Really rather than depend on authors to remember all this we need universities to simply mandate submission of papers working for them to their own library, including accepted manuscripts ... and then automatically publish them after embargo ... but that costs money.
« Last Edit: January 07, 2019, 11:09:52 pm by Marco »
 

Offline djacobow

  • Super Contributor
  • ***
  • Posts: 1151
  • Country: us
  • takin' it apart since the 70's
Re: The problem I have with closed (access) papers
« Reply #77 on: January 08, 2019, 07:31:26 pm »
Really rather than depend on authors to remember all this we need universities to simply mandate submission of papers working for them to their own library, including accepted manuscripts ... and then automatically publish them after embargo ... but that costs money.

I agree. I think this is happening, and momentum is building, but perhaps not fast enough.

My institution, a US DOE lab, consistent with US DOE policy, is dead serious about making sure all the academic work from this institution is in public repositories. I know, because it's part of my day job. :-) A nearby university campus has a similar policy, perhaps minus the will to push/enforce it. But things seem to be heating up all around this area these days.
 
The following users thanked this post: cdev

Offline mark03

  • Frequent Contributor
  • **
  • Posts: 708
  • Country: us
Re: The problem I have with closed (access) papers
« Reply #78 on: January 08, 2019, 07:31:42 pm »
Well, if you're an academic doing "real" research then you probably have access to the real paper for free.  If you're not an academic, I think a preprint should be fine.  If the review process found any mistakes I definitely folded those back into my posted "preprint" version.

Otherwise I mostly agree.  I think change will be slow unless/until the incumbents get pulled kicking and screaming into the 21st century.  This why I support "civil disobedience" efforts like sci-hub.  A useful analogy can be made with the music industry.  The key players would never have agreed to $1 tracks on iTunes, were it not for rampant piracy convincing them that they had two options:  (1) continue watching their profits erode, or (2) embrace the new reality.  Academic publishers need to be forced up against the wall in the same way.  Except of course there is a strong argument that [publically funded] research papers should be free, an argument which does not obtain for the creative industries like music and film.

 

Offline Marco

  • Super Contributor
  • ***
  • Posts: 6692
  • Country: nl
Re: The problem I have with closed (access) papers
« Reply #79 on: January 08, 2019, 07:37:22 pm »
The access at my former university was broad, but it certainly wasn't universal. Not all unis have that much money to spend.
 

Offline cdev

  • Super Contributor
  • ***
  • !
  • Posts: 7350
  • Country: 00
Re: The problem I have with closed (access) papers
« Reply #80 on: January 09, 2019, 03:28:05 am »
"There are already too many people with knowledge and skills and expectations of a better life." 

 :horse:

</sarcasm>
"What the large print giveth, the small print taketh away."
 

Offline cdev

  • Super Contributor
  • ***
  • !
  • Posts: 7350
  • Country: 00
Re: The problem I have with closed (access) papers
« Reply #81 on: January 09, 2019, 03:43:18 am »
Well, if you're an academic doing "real" research then you probably have access to the real paper for free.  If you're not an academic, I think a preprint should be fine.  If the review process found any mistakes I definitely folded those back into my posted "preprint" version.

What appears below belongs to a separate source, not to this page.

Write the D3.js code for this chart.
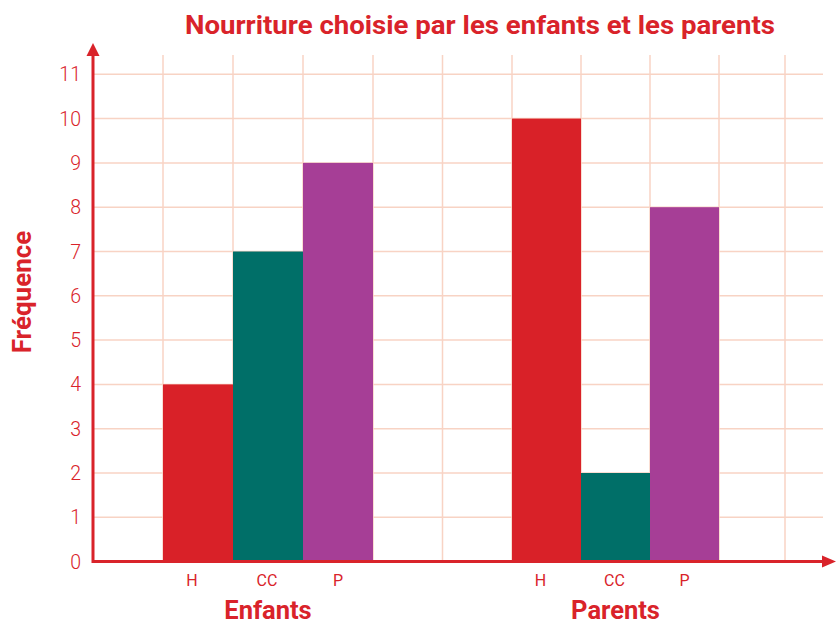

Otherwise I mostly agree.  I think change will be slow unless/until the incumbents get pulled kicking and screaming into the 21st century.  This why I support "civil disobedience" efforts like sci-hub.  A useful analogy can be made with the music industry.  The key players would never have agreed to $1 tracks on iTunes, were it not for rampant piracy convincing them that they had two options:  (1) continue watching their profits erode, or (2) embrace the new reality.  Academic publishers need to be forced up against the wall in the same way.  Except of course there is a strong argument that [publically funded] research papers should be free, an argument which does not obtain for the creative industries like music and film.

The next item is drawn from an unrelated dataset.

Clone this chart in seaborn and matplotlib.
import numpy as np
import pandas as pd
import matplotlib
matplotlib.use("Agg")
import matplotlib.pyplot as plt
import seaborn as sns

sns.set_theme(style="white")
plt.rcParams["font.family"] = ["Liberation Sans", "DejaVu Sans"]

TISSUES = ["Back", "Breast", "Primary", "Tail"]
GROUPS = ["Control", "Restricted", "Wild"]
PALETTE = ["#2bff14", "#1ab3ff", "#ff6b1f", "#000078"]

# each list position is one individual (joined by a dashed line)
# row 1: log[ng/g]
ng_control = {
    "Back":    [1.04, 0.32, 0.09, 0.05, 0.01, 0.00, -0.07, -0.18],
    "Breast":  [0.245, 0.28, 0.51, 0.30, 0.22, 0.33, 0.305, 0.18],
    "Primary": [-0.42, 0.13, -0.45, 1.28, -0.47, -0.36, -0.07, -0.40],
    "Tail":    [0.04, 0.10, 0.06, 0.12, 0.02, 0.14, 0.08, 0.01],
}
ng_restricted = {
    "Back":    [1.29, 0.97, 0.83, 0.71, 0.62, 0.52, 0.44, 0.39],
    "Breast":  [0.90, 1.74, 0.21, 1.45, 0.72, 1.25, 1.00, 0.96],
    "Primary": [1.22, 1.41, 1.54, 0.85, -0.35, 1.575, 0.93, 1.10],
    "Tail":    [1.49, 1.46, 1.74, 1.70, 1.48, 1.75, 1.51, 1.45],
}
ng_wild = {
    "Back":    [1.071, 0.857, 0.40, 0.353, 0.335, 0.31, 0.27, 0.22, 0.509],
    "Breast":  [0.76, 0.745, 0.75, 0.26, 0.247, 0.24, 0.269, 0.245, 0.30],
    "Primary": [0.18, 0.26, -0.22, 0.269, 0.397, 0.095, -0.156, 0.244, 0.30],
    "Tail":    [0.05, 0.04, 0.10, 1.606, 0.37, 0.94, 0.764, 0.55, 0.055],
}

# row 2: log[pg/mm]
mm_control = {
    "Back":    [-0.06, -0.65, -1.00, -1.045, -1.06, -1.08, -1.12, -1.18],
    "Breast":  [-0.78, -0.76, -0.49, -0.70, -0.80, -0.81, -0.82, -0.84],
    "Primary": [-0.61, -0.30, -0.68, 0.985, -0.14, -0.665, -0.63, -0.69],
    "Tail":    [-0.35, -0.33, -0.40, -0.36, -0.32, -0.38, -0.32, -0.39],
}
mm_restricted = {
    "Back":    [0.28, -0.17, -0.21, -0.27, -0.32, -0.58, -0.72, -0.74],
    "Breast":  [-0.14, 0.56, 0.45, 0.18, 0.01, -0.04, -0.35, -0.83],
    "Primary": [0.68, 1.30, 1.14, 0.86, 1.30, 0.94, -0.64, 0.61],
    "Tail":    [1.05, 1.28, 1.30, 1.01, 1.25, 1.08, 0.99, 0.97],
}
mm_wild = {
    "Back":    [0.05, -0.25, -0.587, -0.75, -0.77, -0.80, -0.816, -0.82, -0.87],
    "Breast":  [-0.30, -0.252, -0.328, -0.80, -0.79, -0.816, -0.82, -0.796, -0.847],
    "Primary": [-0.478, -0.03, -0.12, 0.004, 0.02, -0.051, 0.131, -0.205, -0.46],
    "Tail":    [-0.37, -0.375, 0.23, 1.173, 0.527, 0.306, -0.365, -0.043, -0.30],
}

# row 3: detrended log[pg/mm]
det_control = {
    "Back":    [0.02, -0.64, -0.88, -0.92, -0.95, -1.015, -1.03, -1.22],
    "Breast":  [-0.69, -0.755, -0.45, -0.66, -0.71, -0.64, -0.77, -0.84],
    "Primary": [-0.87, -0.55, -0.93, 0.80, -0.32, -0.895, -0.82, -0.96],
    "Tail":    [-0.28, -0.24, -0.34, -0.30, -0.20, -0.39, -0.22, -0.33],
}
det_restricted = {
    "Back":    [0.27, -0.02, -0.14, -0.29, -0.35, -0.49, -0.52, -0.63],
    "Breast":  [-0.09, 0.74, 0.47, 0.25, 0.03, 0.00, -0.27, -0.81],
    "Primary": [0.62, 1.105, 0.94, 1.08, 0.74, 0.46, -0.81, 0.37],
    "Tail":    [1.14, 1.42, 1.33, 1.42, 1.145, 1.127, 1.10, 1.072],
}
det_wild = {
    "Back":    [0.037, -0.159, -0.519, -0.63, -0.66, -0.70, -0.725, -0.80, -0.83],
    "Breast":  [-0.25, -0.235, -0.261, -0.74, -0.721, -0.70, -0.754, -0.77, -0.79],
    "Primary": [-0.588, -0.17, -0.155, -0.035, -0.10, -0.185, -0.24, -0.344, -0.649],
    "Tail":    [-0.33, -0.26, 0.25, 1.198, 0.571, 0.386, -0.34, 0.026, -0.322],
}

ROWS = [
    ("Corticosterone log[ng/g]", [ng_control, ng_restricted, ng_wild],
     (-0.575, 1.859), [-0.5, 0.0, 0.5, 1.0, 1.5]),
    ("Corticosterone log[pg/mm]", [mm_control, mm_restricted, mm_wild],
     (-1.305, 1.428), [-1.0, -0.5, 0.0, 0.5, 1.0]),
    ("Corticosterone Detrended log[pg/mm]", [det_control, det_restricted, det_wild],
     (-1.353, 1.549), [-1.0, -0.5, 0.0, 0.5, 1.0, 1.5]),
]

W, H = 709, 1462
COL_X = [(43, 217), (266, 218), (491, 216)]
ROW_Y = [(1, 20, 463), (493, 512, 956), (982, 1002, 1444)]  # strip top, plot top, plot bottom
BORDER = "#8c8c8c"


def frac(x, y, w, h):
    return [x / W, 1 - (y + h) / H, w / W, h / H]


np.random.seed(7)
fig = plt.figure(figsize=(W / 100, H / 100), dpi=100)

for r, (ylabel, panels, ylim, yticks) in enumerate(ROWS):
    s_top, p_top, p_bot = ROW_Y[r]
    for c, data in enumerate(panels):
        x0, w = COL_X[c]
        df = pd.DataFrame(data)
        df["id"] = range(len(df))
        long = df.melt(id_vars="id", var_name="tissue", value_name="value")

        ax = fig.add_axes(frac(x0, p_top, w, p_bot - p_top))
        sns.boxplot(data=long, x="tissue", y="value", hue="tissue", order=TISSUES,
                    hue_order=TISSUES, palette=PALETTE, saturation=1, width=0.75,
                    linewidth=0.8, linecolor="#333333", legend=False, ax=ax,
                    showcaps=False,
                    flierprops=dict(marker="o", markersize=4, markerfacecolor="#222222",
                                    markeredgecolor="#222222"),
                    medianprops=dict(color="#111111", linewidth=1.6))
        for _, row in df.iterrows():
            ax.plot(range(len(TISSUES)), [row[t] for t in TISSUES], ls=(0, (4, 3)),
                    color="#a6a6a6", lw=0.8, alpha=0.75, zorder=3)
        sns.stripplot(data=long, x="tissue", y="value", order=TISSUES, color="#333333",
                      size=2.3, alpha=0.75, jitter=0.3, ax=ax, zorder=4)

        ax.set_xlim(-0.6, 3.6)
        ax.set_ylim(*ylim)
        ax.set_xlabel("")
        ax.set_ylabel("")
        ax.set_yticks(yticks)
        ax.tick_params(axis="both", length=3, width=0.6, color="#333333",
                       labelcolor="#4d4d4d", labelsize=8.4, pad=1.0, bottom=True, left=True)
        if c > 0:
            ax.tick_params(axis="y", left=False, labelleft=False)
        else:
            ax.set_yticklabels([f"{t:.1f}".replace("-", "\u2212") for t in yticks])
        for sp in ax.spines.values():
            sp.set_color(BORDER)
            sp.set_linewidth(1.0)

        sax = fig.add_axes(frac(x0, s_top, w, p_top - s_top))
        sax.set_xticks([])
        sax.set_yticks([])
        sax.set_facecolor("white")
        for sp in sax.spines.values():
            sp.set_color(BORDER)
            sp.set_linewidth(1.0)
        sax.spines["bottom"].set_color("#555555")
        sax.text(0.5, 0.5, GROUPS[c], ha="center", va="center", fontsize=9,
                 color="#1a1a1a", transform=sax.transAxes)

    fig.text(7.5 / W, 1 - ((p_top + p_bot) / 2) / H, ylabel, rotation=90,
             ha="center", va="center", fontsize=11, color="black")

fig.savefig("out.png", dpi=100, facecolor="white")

The problem is that "public services" are defined very narrowly internationally by default, the official definition is basically so narrow its just the government itself and any totally free services like politicians. Since 1995 a ratchet (actually its called a standstill) has been in effect and countries like the US, UK and EU have been gradually reforming their state owned enterprises and turning them to profitable use. lYou'll notice that the EU now calls them "services of general interest" not public services.

The G20 countries by and large have formally declared their intent to gradually privatize big sections of what once were public services. The US, Europe and the UK are doing likewise, despite protests by organizations such as the EUA.

 This is illustrated by the refusal of the US government to forgive the student loans of thousands of students who went into what they thought was public service but which is now on the fast track to privatization, like higher education.  Words are important!

Since higher education is now a huge international industry and universities are the gateway to facts and so who becomes empowered to annoint facts is important.

Eventually, the ever widening net of progressive liberalization will ensnare public information providers too. I am surprised they still are there. I am certain their days are numbered. Government can't help non-commercial publishing because thats a 'taking' from commercial publishers.

Poor people can use Wikipedia. Academic journals are for profit services so for the government to compete with them breaks the rules.

Allowing it to continue indefinitely would be like suddenly having public health insurance when healthcare insurance is already a multitrillion dollar industry we are exporting to the Americans, England, Europe and the Asia-Pacific-Australia region. It just isn't consistent with todays ascendant ideology, buy or die.
« Last Edit: January 09, 2019, 03:57:19 am by cdev »
"What the large print giveth, the small print taketh away."